Now, we are considering two other workarounds:
1) Creating a separate {{HEARTBEAT}} API call and having the {{SUBSCRIBE}}
return a stream ID. This has the downside of requiring (sometimes) significant
client-side changes as they would need to parse an additional message type,
maintain state, and keep a separate thread for heartbeating. This might also
be harder to justify in a backport (if necessary)
2) Adding an optional field to the {{SUBSCRIBE}} call which lets the client set
the maximum lifetime of a connection. The master would unilaterally close the
connection after the specified duration. This change would require the client
to have retry/reconnect logic (which would be expected anyway).

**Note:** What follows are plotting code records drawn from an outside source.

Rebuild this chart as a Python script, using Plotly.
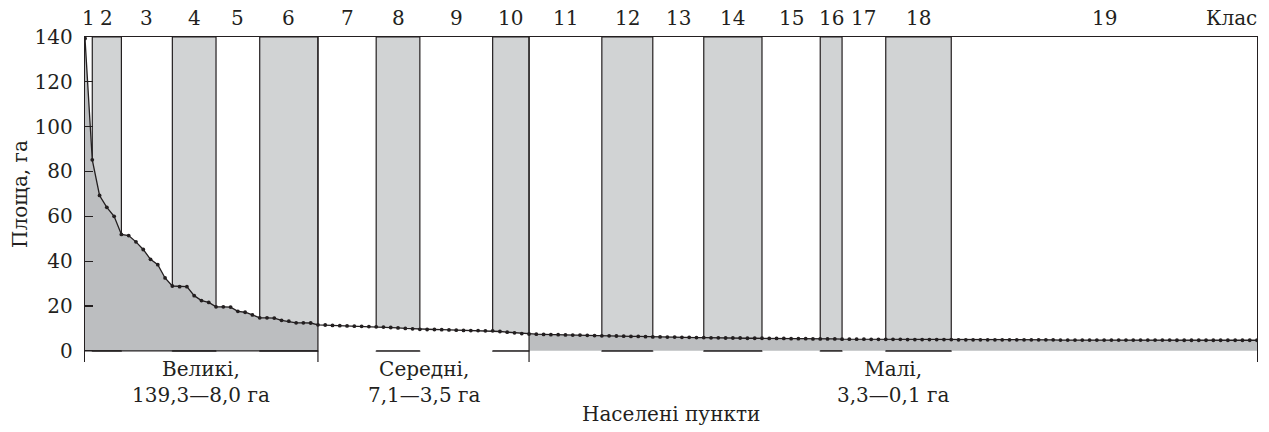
import plotly.graph_objects as go

# ---- data ----
area_large = [139.3, 85.2, 69.3, 64.0, 60.0, 51.9, 51.4, 48.6, 45.2, 40.8, 38.4, 32.5,
              28.9, 28.6, 28.6, 24.6, 22.4, 21.6, 19.6, 19.6, 19.5, 17.6, 17.2, 16.0,
              14.7, 14.7, 14.6, 13.6, 13.2, 12.5, 12.5, 12.4]
area_medium = [11.6, 11.5, 11.3, 11.2, 11.1, 11.0, 10.9, 10.8, 10.7, 10.6, 10.4, 10.2,
               10.0, 9.8, 9.6, 9.5, 9.5, 9.4, 9.3, 9.2, 9.1, 9.0, 9.0, 8.9, 8.9, 8.6,
               8.3, 8.0, 7.7]
area_small = [7.5, 7.4, 7.3, 7.2, 7.2, 7.1, 7.0, 7.0, 6.9, 6.8, 6.7, 6.7, 6.6, 6.5, 6.4,
              6.4, 6.3, 6.2, 6.2, 6.1, 6.1, 6.0, 6.0, 5.9, 5.9, 5.8, 5.8, 5.7, 5.7, 5.7,
              5.6, 5.6, 5.6, 5.5, 5.5, 5.5, 5.4, 5.4, 5.4, 5.3, 5.3, 5.3, 5.3, 5.2, 5.2,
              5.2, 5.2, 5.1, 5.1, 5.1, 5.1, 5.1, 5.0, 5.0, 5.0, 5.0, 5.0, 5.0, 5.0,
              4.9, 4.9, 4.9, 4.9, 4.9, 4.9, 4.9, 4.9, 4.9, 4.9, 4.9, 4.9, 4.9, 4.9,
              4.8, 4.8, 4.8, 4.8, 4.8, 4.8, 4.8, 4.8, 4.8, 4.8, 4.8, 4.8, 4.8, 4.8, 4.8, 4.8,
              4.7, 4.7, 4.7, 4.7, 4.7, 4.7, 4.7, 4.7, 4.7, 4.7, 4.7, 4.7]

class_labels = [str(i) for i in range(1, 20)]
class_bounds = [0, 1, 5, 12, 18, 24, 32, 40, 46, 56, 61, 71, 78, 85, 93, 101, 104, 110, 119, 161]
group_bounds = [0, 32, 61, 161]
group_labels = ["Великі,<br>139,3—8,0 га", "Середні,<br>7,1—3,5 га", "Малі,<br>3,3—0,1 га"]
y_ticks = [0, 20, 40, 60, 80, 100, 120, 140]

INK = "#231f20"
BAND = "#d1d3d4"
FILL = "#bcbec0"
FONT = "DejaVu Serif"
FS = 20

values = area_large + area_medium + area_small
xs = list(range(len(values)))
ymax = 140

fig = go.Figure()

# gray class bands (even classes)
bx, bw = [], []
for i in range(len(class_labels)):
    if (i + 1) % 2 == 0:
        a, b = class_bounds[i], class_bounds[i + 1]
        bx.append((a + b) / 2)
        bw.append(b - a)
fig.add_trace(go.Bar(x=bx, y=[ymax] * len(bx), width=bw, base=0,
                     marker=dict(color=BAND, line=dict(color=INK, width=1.2)),
                     hoverinfo="skip", showlegend=False))

# area under the curve per group
n1 = len(area_large)
n2 = n1 + len(area_medium)
seg = [(0, n1 + 1, FILL), (n1, n2 + 1, "white"), (n2, len(values), FILL)]
for a, b, col in seg:
    fig.add_trace(go.Scatter(x=xs[a:b], y=values[a:b], mode="lines", line=dict(width=0),
                             fill="tozeroy", fillcolor=col, hoverinfo="skip", showlegend=False))

# baseline segments: large group + under gray bands
lx, ly = [group_bounds[0], group_bounds[1], None], [0, 0, None]
for c, w in zip(bx, bw):
    lx += [c - w / 2, c + w / 2, None]
    ly += [0, 0, None]
fig.add_trace(go.Scatter(x=lx, y=ly, mode="lines", line=dict(color=INK, width=1.2),
                         hoverinfo="skip", showlegend=False))

# the curve
fig.add_trace(go.Scatter(x=xs, y=values, mode="lines+markers",
                         line=dict(color=INK, width=1.3),
                         marker=dict(color=INK, size=3.8), showlegend=False))

# group separators
sx, sy = [], []
for g in group_bounds[1:-1]:
    sx += [g, g, None]
    sy += [-5, ymax, None]
fig.add_trace(go.Scatter(x=sx, y=sy, mode="lines", line=dict(color=INK, width=1.2),
                         hoverinfo="skip", showlegend=False))

tf = dict(family=FONT, size=FS, color=INK)
ann = []
for i, lab in enumerate(class_labels):
    ann.append(dict(x=(class_bounds[i] + class_bounds[i + 1]) / 2, y=1, xref="x", yref="paper",
                    text=lab, showarrow=False, yanchor="middle", yshift=19, font=tf))
ann.append(dict(x=class_bounds[-1], y=1, xref="x", yref="paper", text="Клас", showarrow=False,
                xanchor="right", yanchor="middle", yshift=19, xshift=2, font=tf))
for j in range(3):
    cx = (group_bounds[j] + group_bounds[j + 1]) / 2
    ann.append(dict(x=cx, y=0, xref="x", yref="paper", text=group_labels[j], showarrow=False,
                    yanchor="middle", yshift=-20, font=tf))
ann.append(dict(x=0.5, y=0, xref="paper", yref="paper", text="Населені пункти", showarrow=False,
                yanchor="middle", yshift=-52, font=tf))
ann.append(dict(x=0, y=(ymax / 2 + 5) / (ymax + 5), xref="paper", yref="paper", text="Площа, га",
                showarrow=False, textangle=-90, xanchor="center", yanchor="middle", xshift=-65,
                font=tf))

fig.update_layout(
    width=1269, height=432,
    margin=dict(l=85, r=12, t=37, b=70),
    paper_bgcolor="white", plot_bgcolor="white",
    bargap=0, showlegend=False, hovermode=False,
    annotations=ann,
    xaxis=dict(range=[class_bounds[0], class_bounds[-1]], side="top", showline=True,
               linecolor=INK, linewidth=1.2, showticklabels=False, ticks="",
               showgrid=False, zeroline=False, fixedrange=True),
    yaxis=dict(range=[-5, ymax], tickvals=y_ticks, ticks="inside", ticklen=8,
               tickcolor=INK, tickwidth=1.2, showline=True, mirror=True, linecolor=INK,
               linewidth=1.2, showgrid=False, zeroline=False, fixedrange=True,
               tickfont=tf, ticklabelstandoff=7),
)

# remove the page's default 8px body margin so the figure sits at the window's corner
fig.write_html("out.html", config={"displayModeBar": False, "staticPlot": True},
               post_script="document.body.style.margin='0';")
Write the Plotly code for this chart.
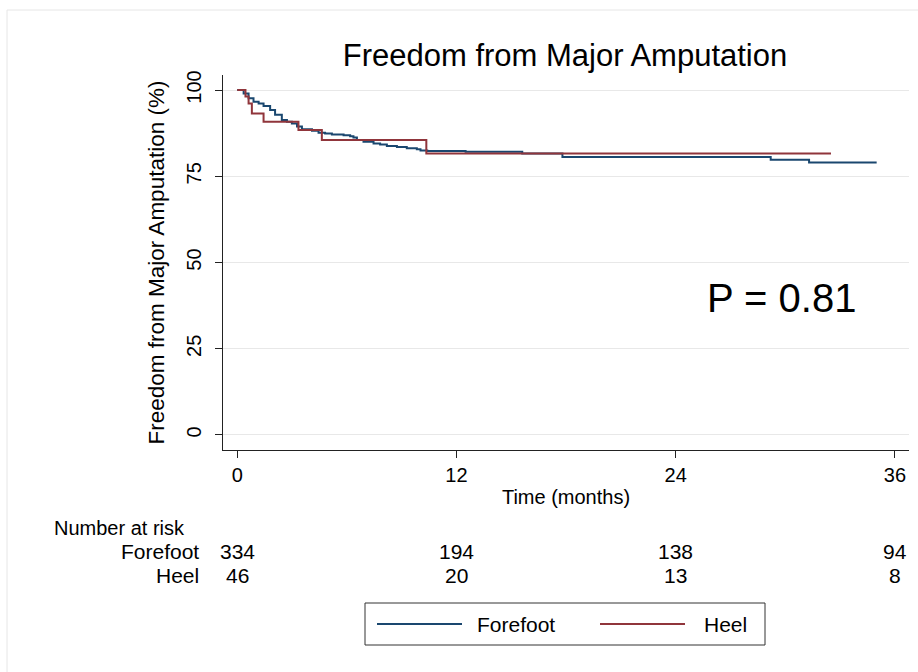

> Consider making Mesos subscribers send heartbeats
> -------------------------------------------------
>
> Key: MESOS-9258
> URL: https://issues.apache.org/jira/browse/MESOS-9258
> Project: Mesos
> Issue Type: Improvement
> Components: HTTP API
> Reporter: Gastón Kleiman
> Assignee: Joseph Wu
> Priority: Critical
> Labels: mesosphere
>
> Some reverse proxies (e.g., ELB using an HTTP listener) won't close the
> upstream connection to Mesos when they detect that their client is
> disconnected.
> This can make Mesos leak subscribers, which generates unnecessary
> authorization requests and affects performance.
> We should evaluate methods (e.g., heartbeats) to enable Mesos to detect that
> a subscriber is gone, even if the TCP connection is still open.